The program section header for /init, the first user program created with exec, looks like this:

# objdump -p user/_init

user/_init:     file format elf64-little

Program Header:
0x70000003 off    0x0000000000006bb0 vaddr 0x0000000000000000
                                       paddr 0x0000000000000000 align 2**0
         filesz 0x000000000000004a memsz 0x0000000000000000 flags r--
    LOAD off    0x0000000000001000 vaddr 0x0000000000000000
                                       paddr 0x0000000000000000 align 2**12
         filesz 0x0000000000001000 memsz 0x0000000000001000 flags r-x
    LOAD off    0x0000000000002000 vaddr 0x0000000000001000
                                       paddr 0x0000000000001000 align 2**12
         filesz 0x0000000000000010 memsz 0x0000000000000030 flags rw-
   STACK off    0x0000000000000000 vaddr 0x0000000000000000
                                       paddr 0x0000000000000000 align 2**4
         filesz 0x0000000000000000 memsz 0x0000000000000000 flags rw-

We see that the text segment should be loaded at virtual address 0x0 in memory (without write permissions) from content at offset 0x1000 in the file. We also see that the data should be loaded at address 0x1000, which is at a page boundary, and without executable permissions.

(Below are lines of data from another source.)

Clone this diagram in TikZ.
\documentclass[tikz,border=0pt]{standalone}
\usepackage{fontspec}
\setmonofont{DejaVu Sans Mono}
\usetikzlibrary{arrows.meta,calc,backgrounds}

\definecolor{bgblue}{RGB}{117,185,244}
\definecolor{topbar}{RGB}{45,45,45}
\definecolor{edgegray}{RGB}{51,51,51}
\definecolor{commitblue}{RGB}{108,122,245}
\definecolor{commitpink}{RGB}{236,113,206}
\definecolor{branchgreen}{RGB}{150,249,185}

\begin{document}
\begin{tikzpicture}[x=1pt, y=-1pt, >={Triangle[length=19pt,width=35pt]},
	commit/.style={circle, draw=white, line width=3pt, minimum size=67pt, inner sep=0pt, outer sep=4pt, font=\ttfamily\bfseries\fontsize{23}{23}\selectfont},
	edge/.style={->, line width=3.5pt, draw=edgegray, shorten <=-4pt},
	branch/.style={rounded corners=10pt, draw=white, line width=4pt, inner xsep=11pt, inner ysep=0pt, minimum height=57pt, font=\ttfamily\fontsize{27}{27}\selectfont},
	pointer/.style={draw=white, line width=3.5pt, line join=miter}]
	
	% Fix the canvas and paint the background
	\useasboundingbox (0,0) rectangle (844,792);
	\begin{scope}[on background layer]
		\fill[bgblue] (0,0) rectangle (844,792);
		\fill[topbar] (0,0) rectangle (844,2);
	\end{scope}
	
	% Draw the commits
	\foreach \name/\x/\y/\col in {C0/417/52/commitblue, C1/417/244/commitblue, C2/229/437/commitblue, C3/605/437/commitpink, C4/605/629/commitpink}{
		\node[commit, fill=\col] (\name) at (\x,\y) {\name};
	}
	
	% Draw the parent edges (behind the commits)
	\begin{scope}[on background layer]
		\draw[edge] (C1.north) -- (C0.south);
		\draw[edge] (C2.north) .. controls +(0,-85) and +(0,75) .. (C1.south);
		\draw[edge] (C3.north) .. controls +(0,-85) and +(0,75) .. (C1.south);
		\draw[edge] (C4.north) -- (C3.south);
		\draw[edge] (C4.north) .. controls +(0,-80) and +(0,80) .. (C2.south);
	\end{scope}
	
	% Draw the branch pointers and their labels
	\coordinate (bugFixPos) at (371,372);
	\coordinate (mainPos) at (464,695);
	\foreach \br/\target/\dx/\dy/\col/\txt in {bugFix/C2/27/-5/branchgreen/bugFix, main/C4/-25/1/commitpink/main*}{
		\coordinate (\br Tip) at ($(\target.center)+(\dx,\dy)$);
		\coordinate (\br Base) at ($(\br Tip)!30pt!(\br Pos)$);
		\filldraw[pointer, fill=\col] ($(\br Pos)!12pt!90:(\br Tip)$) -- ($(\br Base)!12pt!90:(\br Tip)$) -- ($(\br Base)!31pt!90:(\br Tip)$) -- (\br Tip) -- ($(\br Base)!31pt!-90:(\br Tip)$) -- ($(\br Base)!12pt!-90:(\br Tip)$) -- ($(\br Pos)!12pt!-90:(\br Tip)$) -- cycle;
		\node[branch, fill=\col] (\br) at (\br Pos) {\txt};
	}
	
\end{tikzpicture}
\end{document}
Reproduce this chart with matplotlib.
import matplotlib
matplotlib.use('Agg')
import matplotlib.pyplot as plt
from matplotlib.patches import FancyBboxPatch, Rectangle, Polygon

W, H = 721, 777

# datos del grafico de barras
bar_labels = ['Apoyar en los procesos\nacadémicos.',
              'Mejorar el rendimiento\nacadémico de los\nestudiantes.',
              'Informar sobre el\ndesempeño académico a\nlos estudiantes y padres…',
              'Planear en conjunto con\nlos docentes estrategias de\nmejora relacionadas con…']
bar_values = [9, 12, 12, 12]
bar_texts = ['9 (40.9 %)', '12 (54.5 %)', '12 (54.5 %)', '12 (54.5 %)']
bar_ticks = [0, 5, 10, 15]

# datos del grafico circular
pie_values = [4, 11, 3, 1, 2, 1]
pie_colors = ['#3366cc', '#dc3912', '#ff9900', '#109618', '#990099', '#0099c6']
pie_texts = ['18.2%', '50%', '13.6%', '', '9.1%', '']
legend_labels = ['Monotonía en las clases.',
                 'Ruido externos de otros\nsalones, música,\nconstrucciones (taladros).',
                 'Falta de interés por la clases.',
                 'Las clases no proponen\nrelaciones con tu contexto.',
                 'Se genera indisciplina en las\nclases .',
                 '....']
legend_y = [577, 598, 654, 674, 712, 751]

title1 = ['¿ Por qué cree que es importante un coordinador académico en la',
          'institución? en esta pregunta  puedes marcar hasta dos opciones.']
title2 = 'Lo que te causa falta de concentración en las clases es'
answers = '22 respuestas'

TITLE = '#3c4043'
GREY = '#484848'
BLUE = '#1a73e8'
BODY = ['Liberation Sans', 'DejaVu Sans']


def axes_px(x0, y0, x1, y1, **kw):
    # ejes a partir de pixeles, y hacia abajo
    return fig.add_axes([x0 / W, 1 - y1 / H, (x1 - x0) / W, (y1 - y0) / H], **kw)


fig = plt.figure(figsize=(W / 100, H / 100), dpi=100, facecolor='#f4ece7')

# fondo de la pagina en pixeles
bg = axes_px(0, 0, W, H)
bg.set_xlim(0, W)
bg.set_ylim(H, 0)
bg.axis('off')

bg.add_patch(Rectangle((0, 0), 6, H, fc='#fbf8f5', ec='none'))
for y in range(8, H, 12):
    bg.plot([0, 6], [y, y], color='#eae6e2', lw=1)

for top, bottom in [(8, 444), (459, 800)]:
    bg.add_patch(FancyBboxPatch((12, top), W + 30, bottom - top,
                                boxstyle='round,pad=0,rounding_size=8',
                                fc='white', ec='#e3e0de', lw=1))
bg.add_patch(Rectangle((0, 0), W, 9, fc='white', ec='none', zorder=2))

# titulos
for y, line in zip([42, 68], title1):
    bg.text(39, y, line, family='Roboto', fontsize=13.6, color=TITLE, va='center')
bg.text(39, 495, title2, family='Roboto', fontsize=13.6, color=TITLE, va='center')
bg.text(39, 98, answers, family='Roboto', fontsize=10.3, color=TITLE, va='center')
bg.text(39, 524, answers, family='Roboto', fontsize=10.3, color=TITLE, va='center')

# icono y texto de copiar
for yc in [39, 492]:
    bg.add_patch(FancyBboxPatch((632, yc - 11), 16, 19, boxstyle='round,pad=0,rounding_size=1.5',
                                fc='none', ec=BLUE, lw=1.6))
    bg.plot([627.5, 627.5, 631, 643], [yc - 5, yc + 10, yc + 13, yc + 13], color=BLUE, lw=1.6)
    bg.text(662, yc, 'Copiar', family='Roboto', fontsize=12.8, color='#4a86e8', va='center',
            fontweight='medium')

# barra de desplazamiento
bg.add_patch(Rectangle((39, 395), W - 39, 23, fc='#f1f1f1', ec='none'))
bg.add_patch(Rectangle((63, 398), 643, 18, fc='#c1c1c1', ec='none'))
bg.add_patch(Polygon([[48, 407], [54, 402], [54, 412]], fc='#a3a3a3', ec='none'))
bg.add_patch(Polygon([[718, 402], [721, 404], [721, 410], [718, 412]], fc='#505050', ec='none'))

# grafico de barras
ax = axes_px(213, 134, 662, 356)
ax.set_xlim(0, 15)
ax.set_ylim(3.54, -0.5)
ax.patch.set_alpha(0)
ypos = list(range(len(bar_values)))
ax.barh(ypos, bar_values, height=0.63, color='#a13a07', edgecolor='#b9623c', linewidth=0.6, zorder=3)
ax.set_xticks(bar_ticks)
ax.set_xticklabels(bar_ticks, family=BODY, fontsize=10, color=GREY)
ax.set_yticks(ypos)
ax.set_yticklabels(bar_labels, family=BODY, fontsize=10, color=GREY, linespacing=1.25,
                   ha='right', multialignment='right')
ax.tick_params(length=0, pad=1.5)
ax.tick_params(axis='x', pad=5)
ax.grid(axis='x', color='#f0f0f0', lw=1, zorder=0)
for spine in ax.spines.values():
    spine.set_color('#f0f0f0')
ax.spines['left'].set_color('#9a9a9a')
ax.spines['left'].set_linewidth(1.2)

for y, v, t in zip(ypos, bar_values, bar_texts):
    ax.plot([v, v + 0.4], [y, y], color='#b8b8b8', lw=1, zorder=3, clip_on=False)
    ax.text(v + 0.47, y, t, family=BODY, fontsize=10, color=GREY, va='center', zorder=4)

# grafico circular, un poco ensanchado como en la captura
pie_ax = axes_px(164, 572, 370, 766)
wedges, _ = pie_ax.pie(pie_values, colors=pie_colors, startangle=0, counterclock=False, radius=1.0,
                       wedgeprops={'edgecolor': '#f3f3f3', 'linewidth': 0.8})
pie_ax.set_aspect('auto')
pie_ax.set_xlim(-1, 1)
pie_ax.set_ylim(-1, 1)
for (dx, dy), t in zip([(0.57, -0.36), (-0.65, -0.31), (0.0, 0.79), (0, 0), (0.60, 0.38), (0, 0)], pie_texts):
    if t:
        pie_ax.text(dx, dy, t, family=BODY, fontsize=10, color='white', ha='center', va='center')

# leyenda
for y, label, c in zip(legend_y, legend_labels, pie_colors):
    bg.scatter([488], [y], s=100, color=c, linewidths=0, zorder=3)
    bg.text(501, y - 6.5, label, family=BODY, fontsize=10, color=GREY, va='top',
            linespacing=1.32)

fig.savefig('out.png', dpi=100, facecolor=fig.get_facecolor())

A program section header’s filesz may be less than the memsz, indicating that the gap between them should be filled with zeroes (for C global variables) rather than read from the file. For /init, the data filesz is 0x10 bytes and memsz is 0x30 bytes, and thus uvmalloc allocates enough physical memory to hold 0x30 bytes, but reads only 0x10 bytes from the file /init.

Now exec allocates and initializes the user stack. It allocates just one stack page. exec copies the argument strings to the top of the stack one at a time, recording the pointers to them in ustack. It places a null pointer at the end of what will be the argv list passed to main. The values for argc and argv are passed to main through the system-call return path: argc is passed via the system call return value, which goes in a0, and argv is passed through the a1 entry of the process’s trapframe.

exec places an inaccessible page just below the stack page, so that programs that try to use more than one page will fault. This inaccessible page also allows exec to deal with arguments that are too large; in that situation, the copyout (kernel/vm.c:359) function that exec uses to copy arguments to the stack will notice that the destination page is not accessible, and will return -1.

During the preparation of the new memory image, if exec detects an error like an invalid program segment, it jumps to the label bad, frees the new image, and returns -1. exec must wait to free the old image until it is sure that the system call will succeed: if the old image is gone, the system call cannot return -1 to it. The only error cases in exec happen during the creation of the image. Once the image is complete, exec can commit to the new page table (kernel/exec.c:125) and free the old one (kernel/exec.c:129).

exec loads bytes from the ELF file into memory at addresses specified by the ELF file. Users or processes can place whatever addresses they want into an ELF file. Thus exec is risky, because the addresses in the ELF file may refer to the kernel, accidentally or on purpose. The consequences for an unwary kernel could range from a crash to a malicious subversion of the kernel’s isolation mechanisms (i.e., a security exploit). Xv6 performs a number of checks to avoid these risks. For example if(ph.vaddr + ph.memsz < ph.vaddr) checks for whether the sum overflows a 64-bit integer. The danger is that a user could construct an ELF binary with a ph.vaddr that points to a user-chosen address, and ph.memsz large enough that the sum overflows to 0x1000, which will look like a valid value. In an older version of xv6 in which the user address space also contained the kernel (but not readable/writable in user mode), the user could choose an address that corresponded to kernel memory and would thus copy data from the ELF binary into the kernel. In the RISC-V version of xv6 this cannot happen, because the kernel has its own separate page table; loadseg loads into the process’s page table, not in the kernel’s page table.

It is easy for a kernel developer to omit a crucial check, and real-world kernels have a long history of missing checks whose absence can be exploited by user programs to obtain kernel privileges. It is likely that xv6 doesn’t do a complete job of validating user-level data supplied to the kernel, which a malicious user program might be able to exploit to circumvent xv6’s isolation.